Record list.
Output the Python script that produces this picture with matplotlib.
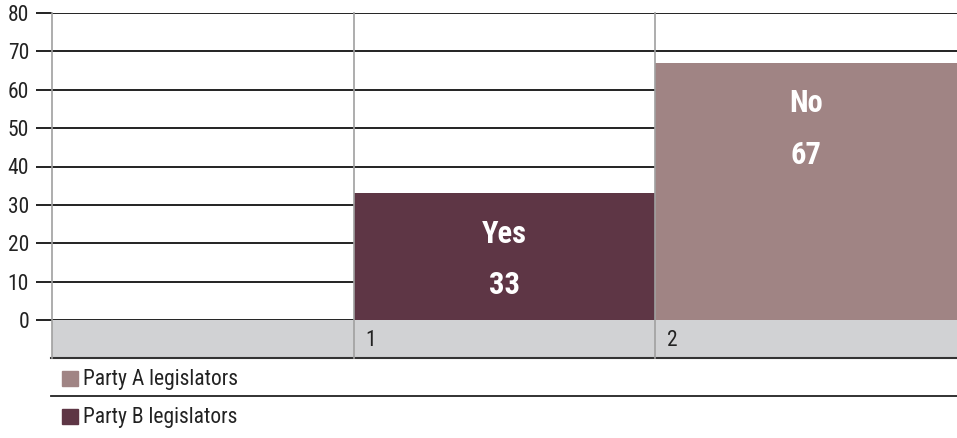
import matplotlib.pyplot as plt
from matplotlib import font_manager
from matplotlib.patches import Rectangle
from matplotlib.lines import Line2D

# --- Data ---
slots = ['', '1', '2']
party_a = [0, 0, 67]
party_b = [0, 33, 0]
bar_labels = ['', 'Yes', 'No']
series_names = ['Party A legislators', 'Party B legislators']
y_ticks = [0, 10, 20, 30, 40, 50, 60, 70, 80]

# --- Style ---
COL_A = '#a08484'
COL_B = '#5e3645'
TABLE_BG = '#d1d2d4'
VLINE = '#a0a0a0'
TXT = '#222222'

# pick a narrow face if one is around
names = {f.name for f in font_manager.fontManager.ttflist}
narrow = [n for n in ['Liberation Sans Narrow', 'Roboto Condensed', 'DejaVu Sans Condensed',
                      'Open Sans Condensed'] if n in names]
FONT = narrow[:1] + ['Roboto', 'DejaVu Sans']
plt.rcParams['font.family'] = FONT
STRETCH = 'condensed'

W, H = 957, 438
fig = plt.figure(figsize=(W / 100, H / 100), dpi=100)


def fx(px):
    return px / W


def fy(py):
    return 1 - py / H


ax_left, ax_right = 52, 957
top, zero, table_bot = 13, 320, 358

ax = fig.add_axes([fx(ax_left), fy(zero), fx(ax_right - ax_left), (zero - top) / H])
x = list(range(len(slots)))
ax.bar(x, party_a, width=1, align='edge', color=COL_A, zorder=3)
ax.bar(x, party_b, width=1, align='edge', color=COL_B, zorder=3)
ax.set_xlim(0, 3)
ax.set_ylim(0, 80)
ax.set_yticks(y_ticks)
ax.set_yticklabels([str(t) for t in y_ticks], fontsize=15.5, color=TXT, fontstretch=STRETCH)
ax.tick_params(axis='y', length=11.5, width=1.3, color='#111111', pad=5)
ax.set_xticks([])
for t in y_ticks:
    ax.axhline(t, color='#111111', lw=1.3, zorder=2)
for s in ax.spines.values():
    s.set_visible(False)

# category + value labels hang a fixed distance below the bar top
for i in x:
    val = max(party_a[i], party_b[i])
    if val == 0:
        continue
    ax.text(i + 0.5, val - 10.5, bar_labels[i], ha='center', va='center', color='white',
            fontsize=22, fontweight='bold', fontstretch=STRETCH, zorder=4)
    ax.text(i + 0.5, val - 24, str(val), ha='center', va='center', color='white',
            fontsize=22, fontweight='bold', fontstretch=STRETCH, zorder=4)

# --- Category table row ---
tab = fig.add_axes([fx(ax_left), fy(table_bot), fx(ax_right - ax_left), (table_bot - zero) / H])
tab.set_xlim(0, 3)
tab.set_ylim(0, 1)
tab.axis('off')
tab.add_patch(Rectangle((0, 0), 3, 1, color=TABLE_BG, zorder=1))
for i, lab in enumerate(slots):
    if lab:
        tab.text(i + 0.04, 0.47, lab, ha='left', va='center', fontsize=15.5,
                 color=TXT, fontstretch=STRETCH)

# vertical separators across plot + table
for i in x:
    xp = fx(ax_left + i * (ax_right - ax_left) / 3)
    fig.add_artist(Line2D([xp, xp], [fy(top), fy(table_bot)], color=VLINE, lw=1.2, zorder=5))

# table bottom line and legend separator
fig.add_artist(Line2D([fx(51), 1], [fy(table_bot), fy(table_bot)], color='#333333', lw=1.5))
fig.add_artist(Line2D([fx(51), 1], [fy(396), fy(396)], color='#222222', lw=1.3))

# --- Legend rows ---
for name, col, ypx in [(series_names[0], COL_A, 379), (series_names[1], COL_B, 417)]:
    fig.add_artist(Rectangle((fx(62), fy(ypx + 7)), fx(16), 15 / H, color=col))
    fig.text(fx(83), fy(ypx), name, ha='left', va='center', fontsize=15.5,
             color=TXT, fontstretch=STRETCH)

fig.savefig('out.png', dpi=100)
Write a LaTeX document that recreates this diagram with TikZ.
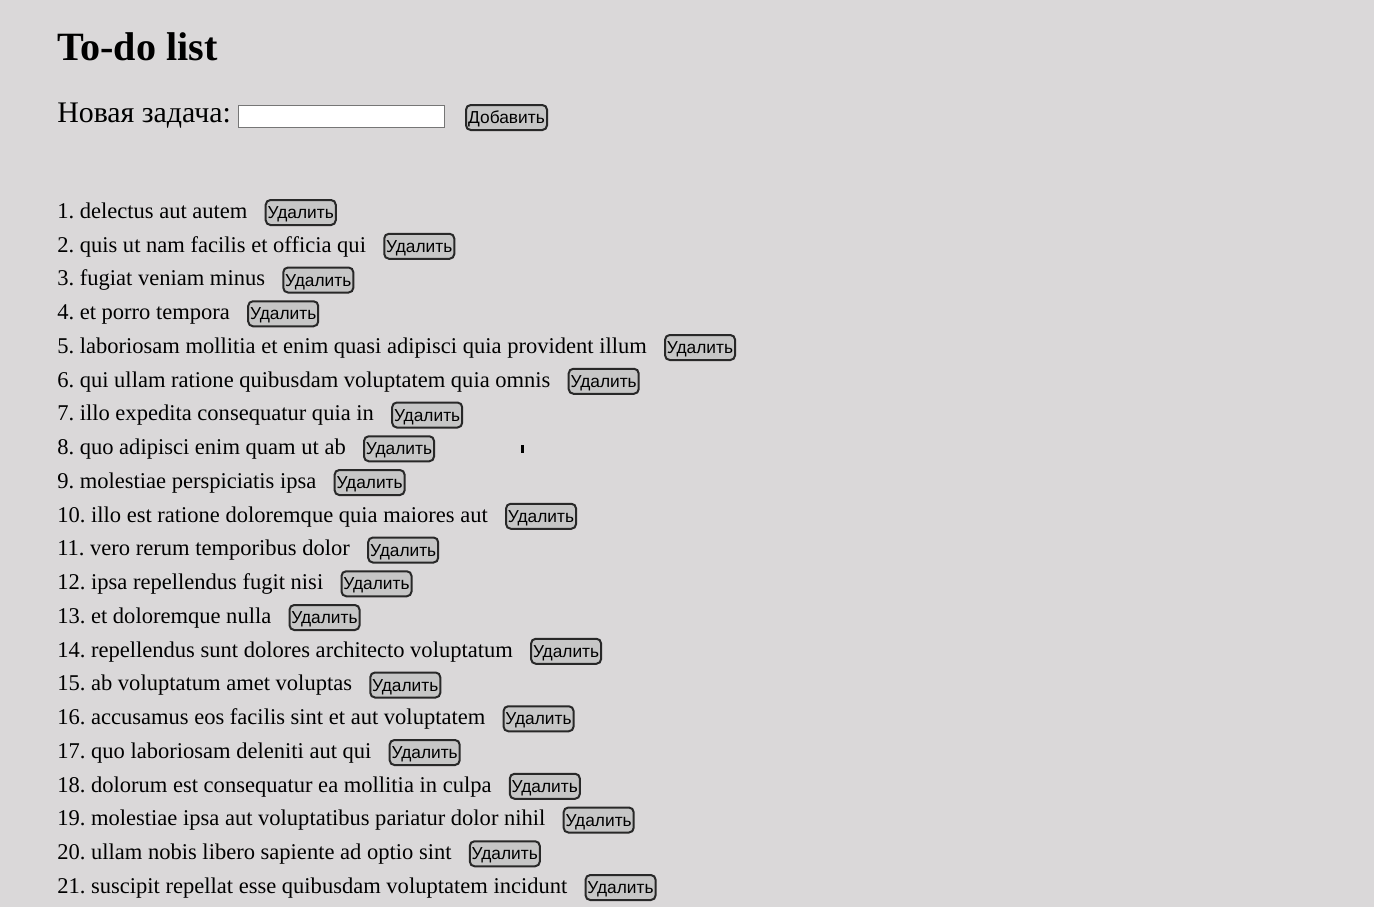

Task objective.
Pick out all lines from the data above in which the word "with" appears.

Result of the task.
Output the Python script that produces this picture with matplotlib.
Write a LaTeX document that recreates this diagram with TikZ.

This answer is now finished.